PROMPT
Set the listing down unchanged, minus every embedded image.

DATA SEGMENT
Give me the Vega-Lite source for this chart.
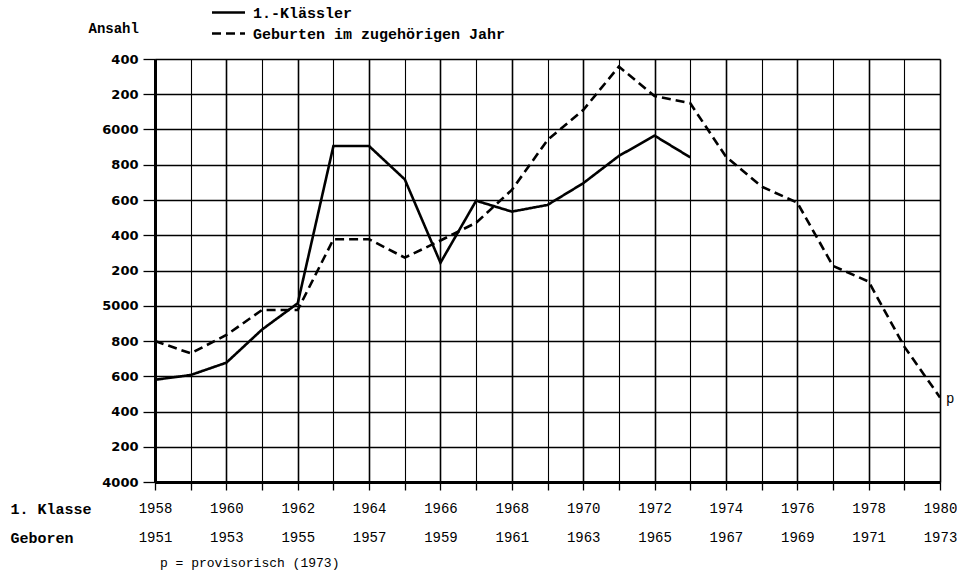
{
  "$schema": "https://vega.github.io/schema/vega-lite/v6.json",
  "autosize": {"type": "none"},
  "padding": {"left": 155, "top": 59, "right": 17, "bottom": 90},
  "width": 785,
  "height": 423,
  "background": "white",
  "title": {
    "text": "p = provisorisch (1973)",
    "orient": "bottom",
    "anchor": "start",
    "offset": 12,
    "dx": 150,
    "font": "Liberation Mono",
    "fontSize": 13,
    "fontWeight": "normal",
    "color": "black"
  },
  "data": {
    "values": [
      {"year": 1958, "series": "1.-Klässler", "value": 4580},
      {"year": 1959, "series": "1.-Klässler", "value": 4607},
      {"year": 1960, "series": "1.-Klässler", "value": 4677},
      {"year": 1961, "series": "1.-Klässler", "value": 4865},
      {"year": 1962, "series": "1.-Klässler", "value": 5014},
      {"year": 1963, "series": "1.-Klässler", "value": 5906},
      {"year": 1964, "series": "1.-Klässler", "value": 5906},
      {"year": 1965, "series": "1.-Klässler", "value": 5717},
      {"year": 1966, "series": "1.-Klässler", "value": 5244},
      {"year": 1967, "series": "1.-Klässler", "value": 5596},
      {"year": 1968, "series": "1.-Klässler", "value": 5534},
      {"year": 1969, "series": "1.-Klässler", "value": 5572},
      {"year": 1970, "series": "1.-Klässler", "value": 5695},
      {"year": 1971, "series": "1.-Klässler", "value": 5850},
      {"year": 1972, "series": "1.-Klässler", "value": 5965},
      {"year": 1973, "series": "1.-Klässler", "value": 5842},
      {"year": 1958, "series": "Geburten im zugehörigen Jahr", "value": 4800},
      {"year": 1959, "series": "Geburten im zugehörigen Jahr", "value": 4730},
      {"year": 1960, "series": "Geburten im zugehörigen Jahr", "value": 4834},
      {"year": 1961, "series": "Geburten im zugehörigen Jahr", "value": 4976},
      {"year": 1962, "series": "Geburten im zugehörigen Jahr", "value": 4976},
      {"year": 1963, "series": "Geburten im zugehörigen Jahr", "value": 5377},
      {"year": 1964, "series": "Geburten im zugehörigen Jahr", "value": 5377},
      {"year": 1965, "series": "Geburten im zugehörigen Jahr", "value": 5273},
      {"year": 1966, "series": "Geburten im zugehörigen Jahr", "value": 5370},
      {"year": 1967, "series": "Geburten im zugehörigen Jahr", "value": 5471},
      {"year": 1968, "series": "Geburten im zugehörigen Jahr", "value": 5657},
      {"year": 1969, "series": "Geburten im zugehörigen Jahr", "value": 5940},
      {"year": 1970, "series": "Geburten im zugehörigen Jahr", "value": 6110},
      {"year": 1971, "series": "Geburten im zugehörigen Jahr", "value": 6357},
      {"year": 1972, "series": "Geburten im zugehörigen Jahr", "value": 6190},
      {"year": 1973, "series": "Geburten im zugehörigen Jahr", "value": 6149},
      {"year": 1974, "series": "Geburten im zugehörigen Jahr", "value": 5846},
      {"year": 1975, "series": "Geburten im zugehörigen Jahr", "value": 5676},
      {"year": 1976, "series": "Geburten im zugehörigen Jahr", "value": 5585},
      {"year": 1977, "series": "Geburten im zugehörigen Jahr", "value": 5226},
      {"year": 1978, "series": "Geburten im zugehörigen Jahr", "value": 5137},
      {"year": 1979, "series": "Geburten im zugehörigen Jahr", "value": 4768},
      {"year": 1980, "series": "Geburten im zugehörigen Jahr", "value": 4480, "note": "p"}
    ]
  },
  "encoding": {
    "x": {
      "field": "year",
      "type": "quantitative",
      "scale": {"domain": [1958, 1980], "nice": false, "zero": false},
      "axis": {
        "values": [1958,1959,1960,1961,1962,1963,1964,1965,1966,1967,1968,1969,1970,1971,1972,1973,1974,1975,1976,1977,1978,1979,1980],
        "labelExpr": "datum.value % 2 == 0 ? [format(datum.value, 'd'), format(datum.value - 7, 'd')] : ''",
        "labelFont": "Liberation Mono",
        "labelFontSize": 14,
        "labelColor": "black",
        "labelLineHeight": 29,
        "labelBaseline": "top",
        "labelPadding": 11,
        "labelFlush": false,
        "labelOverlap": false,
        "labelBound": false,
        "tickSize": 8,
        "tickColor": "black",
        "tickWidth": 1.3,
        "domainColor": "black",
        "domainWidth": 3,
        "grid": true,
        "gridColor": "black",
        "gridOpacity": 1,
        "gridWidth": {"condition": {"test": "datum.value % 2 == 0", "value": 1.6}, "value": 1.1},
        "title": ["1. Klasse", "Geboren"],
        "titleX": -145,
        "titleY": 19,
        "titleAlign": "left",
        "titleBaseline": "top",
        "titleAngle": 0,
        "titleFont": "Liberation Mono",
        "titleFontSize": 15,
        "titleFontWeight": "bold",
        "titleLineHeight": 29,
        "titleColor": "black"
      }
    },
    "y": {
      "field": "value",
      "type": "quantitative",
      "scale": {"domain": [4000, 6400], "nice": false, "zero": false},
      "axis": {
        "values": [4000,4200,4400,4600,4800,5000,5200,5400,5600,5800,6000,6200,6400],
        "labelExpr": "datum.value % 1000 == 0 ? format(datum.value, 'd') : format(datum.value % 1000, 'd')",
        "labelFont": "DejaVu Sans",
        "labelFontSize": 13,
        "labelFontWeight": "bold",
        "labelColor": "black",
        "labelPadding": 5,
        "labelFlush": false,
        "labelOverlap": false,
        "tickSize": 12,
        "tickColor": "black",
        "tickWidth": 1.3,
        "domainColor": "black",
        "domainWidth": 3,
        "grid": true,
        "gridColor": "black",
        "gridOpacity": 1,
        "gridWidth": 1.3,
        "title": "Ansahl",
        "titleX": -67,
        "titleY": -31,
        "titleAlign": "left",
        "titleBaseline": "middle",
        "titleAngle": 0,
        "titleFont": "Liberation Mono",
        "titleFontSize": 14,
        "titleFontWeight": "bold",
        "titleColor": "black"
      }
    }
  },
  "layer": [
    {
      "mark": {"type": "line", "color": "black", "strokeWidth": 2.6},
      "encoding": {
        "strokeDash": {
          "field": "series",
          "type": "nominal",
          "scale": {"domain": ["1.-Klässler", "Geburten im zugehörigen Jahr"], "range": [[1, 0], [9, 5]]},
          "legend": {
            "title": null,
            "orient": "none",
            "legendX": 61,
            "legendY": -59,
            "direction": "vertical",
            "symbolType": "M-1.5,0H1.5",
            "symbolSize": 484,
            "symbolStrokeWidth": 2.5,
            "symbolStrokeColor": "black",
            "labelFont": "Liberation Mono",
            "labelFontSize": 15,
            "labelFontWeight": "bold",
            "labelColor": "black",
            "labelLimit": 0,
            "labelOffset": 12,
            "rowPadding": 0,
            "padding": 0
          }
        }
      }
    },
    {
      "transform": [{"filter": "datum.note != null"}],
      "mark": {"type": "text", "align": "left", "baseline": "middle", "dx": 6, "dy": 2, "font": "Liberation Mono", "fontSize": 14, "fill": "black"},
      "encoding": {"text": {"field": "note"}}
    }
  ]
}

ANSWER TO THIS TASK
Give me the Vega-Lite source for this chart.
{
  "$schema": "https://vega.github.io/schema/vega-lite/v6.json",
  "autosize": {"type": "none"},
  "padding": {"left": 155, "top": 59, "right": 17, "bottom": 90},
  "width": 785,
  "height": 423,
  "background": "white",
  "title": {
    "text": "p = provisorisch (1973)",
    "orient": "bottom",
    "anchor": "start",
    "offset": 12,
    "dx": 150,
    "font": "Liberation Mono",
    "fontSize": 13,
    "fontWeight": "normal",
    "color": "black"
  },
  "data": {
    "values": [
      {"year": 1958, "series": "1.-Klässler", "value": 4580},
      {"year": 1959, "series": "1.-Klässler", "value": 4607},
      {"year": 1960, "series": "1.-Klässler", "value": 4677},
      {"year": 1961, "series": "1.-Klässler", "value": 4865},
      {"year": 1962, "series": "1.-Klässler", "value": 5014},
      {"year": 1963, "series": "1.-Klässler", "value": 5906},
      {"year": 1964, "series": "1.-Klässler", "value": 5906},
      {"year": 1965, "series": "1.-Klässler", "value": 5717},
      {"year": 1966, "series": "1.-Klässler", "value": 5244},
      {"year": 1967, "series": "1.-Klässler", "value": 5596},
      {"year": 1968, "series": "1.-Klässler", "value": 5534},
      {"year": 1969, "series": "1.-Klässler", "value": 5572},
      {"year": 1970, "series": "1.-Klässler", "value": 5695},
      {"year": 1971, "series": "1.-Klässler", "value": 5850},
      {"year": 1972, "series": "1.-Klässler", "value": 5965},
      {"year": 1973, "series": "1.-Klässler", "value": 5842},
      {"year": 1958, "series": "Geburten im zugehörigen Jahr", "value": 4800},
      {"year": 1959, "series": "Geburten im zugehörigen Jahr", "value": 4730},
      {"year": 1960, "series": "Geburten im zugehörigen Jahr", "value": 4834},
      {"year": 1961, "series": "Geburten im zugehörigen Jahr", "value": 4976},
      {"year": 1962, "series": "Geburten im zugehörigen Jahr", "value": 4976},
      {"year": 1963, "series": "Geburten im zugehörigen Jahr", "value": 5377},
      {"year": 1964, "series": "Geburten im zugehörigen Jahr", "value": 5377},
      {"year": 1965, "series": "Geburten im zugehörigen Jahr", "value": 5273},
      {"year": 1966, "series": "Geburten im zugehörigen Jahr", "value": 5370},
      {"year": 1967, "series": "Geburten im zugehörigen Jahr", "value": 5471},
      {"year": 1968, "series": "Geburten im zugehörigen Jahr", "value": 5657},
      {"year": 1969, "series": "Geburten im zugehörigen Jahr", "value": 5940},
      {"year": 1970, "series": "Geburten im zugehörigen Jahr", "value": 6110},
      {"year": 1971, "series": "Geburten im zugehörigen Jahr", "value": 6357},
      {"year": 1972, "series": "Geburten im zugehörigen Jahr", "value": 6190},
      {"year": 1973, "series": "Geburten im zugehörigen Jahr", "value": 6149},
      {"year": 1974, "series": "Geburten im zugehörigen Jahr", "value": 5846},
      {"year": 1975, "series": "Geburten im zugehörigen Jahr", "value": 5676},
      {"year": 1976, "series": "Geburten im zugehörigen Jahr", "value": 5585},
      {"year": 1977, "series": "Geburten im zugehörigen Jahr", "value": 5226},
      {"year": 1978, "series": "Geburten im zugehörigen Jahr", "value": 5137},
      {"year": 1979, "series": "Geburten im zugehörigen Jahr", "value": 4768},
      {"year": 1980, "series": "Geburten im zugehörigen Jahr", "value": 4480, "note": "p"}
    ]
  },
  "encoding": {
    "x": {
      "field": "year",
      "type": "quantitative",
      "scale": {"domain": [1958, 1980], "nice": false, "zero": false},
      "axis": {
        "values": [1958,1959,1960,1961,1962,1963,1964,1965,1966,1967,1968,1969,1970,1971,1972,1973,1974,1975,1976,1977,1978,1979,1980],
        "labelExpr": "datum.value % 2 == 0 ? [format(datum.value, 'd'), format(datum.value - 7, 'd')] : ''",
        "labelFont": "Liberation Mono",
        "labelFontSize": 14,
        "labelColor": "black",
        "labelLineHeight": 29,
        "labelBaseline": "top",
        "labelPadding": 11,
        "labelFlush": false,
        "labelOverlap": false,
        "labelBound": false,
        "tickSize": 8,
        "tickColor": "black",
        "tickWidth": 1.3,
        "domainColor": "black",
        "domainWidth": 3,
        "grid": true,
        "gridColor": "black",
        "gridOpacity": 1,
        "gridWidth": {"condition": {"test": "datum.value % 2 == 0", "value": 1.6}, "value": 1.1},
        "title": ["1. Klasse", "Geboren"],
        "titleX": -145,
        "titleY": 19,
        "titleAlign": "left",
        "titleBaseline": "top",
        "titleAngle": 0,
        "titleFont": "Liberation Mono",
        "titleFontSize": 15,
        "titleFontWeight": "bold",
        "titleLineHeight": 29,
        "titleColor": "black"
      }
    },
    "y": {
      "field": "value",
      "type": "quantitative",
      "scale": {"domain": [4000, 6400], "nice": false, "zero": false},
      "axis": {
        "values": [4000,4200,4400,4600,4800,5000,5200,5400,5600,5800,6000,6200,6400],
        "labelExpr": "datum.value % 1000 == 0 ? format(datum.value, 'd') : format(datum.value % 1000, 'd')",
        "labelFont": "DejaVu Sans",
        "labelFontSize": 13,
        "labelFontWeight": "bold",
        "labelColor": "black",
        "labelPadding": 5,
        "labelFlush": false,
        "labelOverlap": false,
        "tickSize": 12,
        "tickColor": "black",
        "tickWidth": 1.3,
        "domainColor": "black",
        "domainWidth": 3,
        "grid": true,
        "gridColor": "black",
        "gridOpacity": 1,
        "gridWidth": 1.3,
        "title": "Ansahl",
        "titleX": -67,
        "titleY": -31,
        "titleAlign": "left",
        "titleBaseline": "middle",
        "titleAngle": 0,
        "titleFont": "Liberation Mono",
        "titleFontSize": 14,
        "titleFontWeight": "bold",
        "titleColor": "black"
      }
    }
  },
  "layer": [
    {
      "mark": {"type": "line", "color": "black", "strokeWidth": 2.6},
      "encoding": {
        "strokeDash": {
          "field": "series",
          "type": "nominal",
          "scale": {"domain": ["1.-Klässler", "Geburten im zugehörigen Jahr"], "range": [[1, 0], [9, 5]]},
          "legend": {
            "title": null,
            "orient": "none",
            "legendX": 61,
            "legendY": -59,
            "direction": "vertical",
            "symbolType": "M-1.5,0H1.5",
            "symbolSize": 484,
            "symbolStrokeWidth": 2.5,
            "symbolStrokeColor": "black",
            "labelFont": "Liberation Mono",
            "labelFontSize": 15,
            "labelFontWeight": "bold",
            "labelColor": "black",
            "labelLimit": 0,
            "labelOffset": 12,
            "rowPadding": 0,
            "padding": 0
          }
        }
      }
    },
    {
      "transform": [{"filter": "datum.note != null"}],
      "mark": {"type": "text", "align": "left", "baseline": "middle", "dx": 6, "dy": 2, "font": "Liberation Mono", "fontSize": 14, "fill": "black"},
      "encoding": {"text": {"field": "note"}}
    }
  ]
}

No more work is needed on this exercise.